[start]
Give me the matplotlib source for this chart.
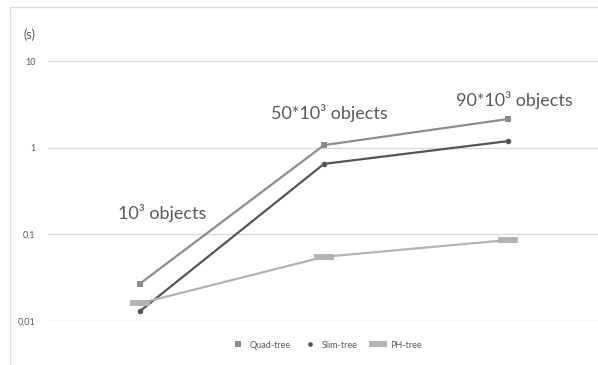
"""Query time per tree structure for growing object counts (log scale)."""

import matplotlib

matplotlib.use("Agg")

import matplotlib.pyplot as plt
from matplotlib.lines import Line2D
from matplotlib.patches import Rectangle
from matplotlib.path import Path

plt.rcParams["font.family"] = ["Lato", "DejaVu Sans"]

categories = ["1k", "50k", "90k"]
quad_tree = [0.027, 1.07, 2.14]
slim_tree = [0.013, 0.65, 1.19]
ph_tree = [0.016, 0.055, 0.086]

y_ticks = [0.01, 0.1, 1, 10]
y_tick_labels = ["0,01", "0,1", "1", "10"]

# label text, category position, value
annotations = [
    ("10³ objects", -0.12, 0.176),
    ("50*10³ objects", 0.71, 2.5),
    ("90*10³ objects", 1.72, 3.54),
]

TEXT = "#595959"
GRID = "#d9d9d9"

# flat wide bar marker for the PH-tree series
wide_bar = Path([(-1.3, -0.45), (1.3, -0.45), (1.3, 0.45), (-1.3, 0.45), (-1.3, -0.45)],
                [Path.MOVETO, Path.LINETO, Path.LINETO, Path.LINETO, Path.CLOSEPOLY])

series = [
    ("Quad-tree", quad_tree, "#8c8c8c", "s", 4.6),
    ("Slim-tree", slim_tree, "#555555", "o", 4.0),
    ("PH-tree", ph_tree, "#b3b3b3", wide_bar, 14.5),
]

fig = plt.figure(figsize=(5.98, 3.65), dpi=100)
fig.patches.append(Rectangle((10 / 598, -0.1), 1.2, 1 - 7 / 365 + 0.1,
                             transform=fig.transFigure, fill=False,
                             edgecolor="#d9d9d9", linewidth=1.0))

ax = fig.add_axes([48 / 598, 1 - 321 / 365, 552 / 598, 260 / 365])
x = list(range(len(categories)))

for name, vals, color, marker, ms in series:
    ax.plot(x, vals, color=color, linewidth=1.6, marker=marker, markersize=ms,
            markeredgewidth=0, solid_capstyle="round", zorder=3)

for label, xp, yp in annotations:
    ax.text(xp, yp, label, ha="left", va="center", fontsize=13, color=TEXT)

ax.set_yscale("log")
ax.set_ylim(0.01, 10)
ax.set_xlim(-0.5, 2.5)
ax.set_yticks(y_ticks)
ax.set_yticklabels(y_tick_labels)
ax.minorticks_off()
ax.set_xticks([])
ax.tick_params(axis="y", length=0, pad=9, labelsize=6.5, labelcolor=TEXT)
ax.grid(axis="y", color=GRID, linewidth=1.0)
ax.set_axisbelow(True)
for side in ax.spines.values():
    side.set_visible(False)

fig.text(24 / 598, 1 - 35 / 365, "(s)", fontsize=9, color=TEXT, ha="left", va="center")

handles = [Line2D([], [], linestyle="none", color=c, marker=m, markersize=ms * 0.85,
                  markeredgewidth=0, label=n)
           for n, _, c, m, ms in series]
fig.legend(handles=handles, loc="center", bbox_to_anchor=(0.545, 1 - 345 / 365),
           ncol=3, frameon=False, fontsize=6.5, labelcolor=TEXT,
           handlelength=1.6, handletextpad=0.5, columnspacing=1.4)

fig.savefig("out.png", dpi=100, facecolor="white")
[end]
• To do:
Find the lines above that include the string "matplotlib" and copy them.

• Complete output:
Give me the matplotlib source for this chart.
import matplotlib
matplotlib.use("Agg")
import matplotlib.pyplot as plt
from matplotlib.lines import Line2D
from matplotlib.patches import Rectangle
from matplotlib.path import Path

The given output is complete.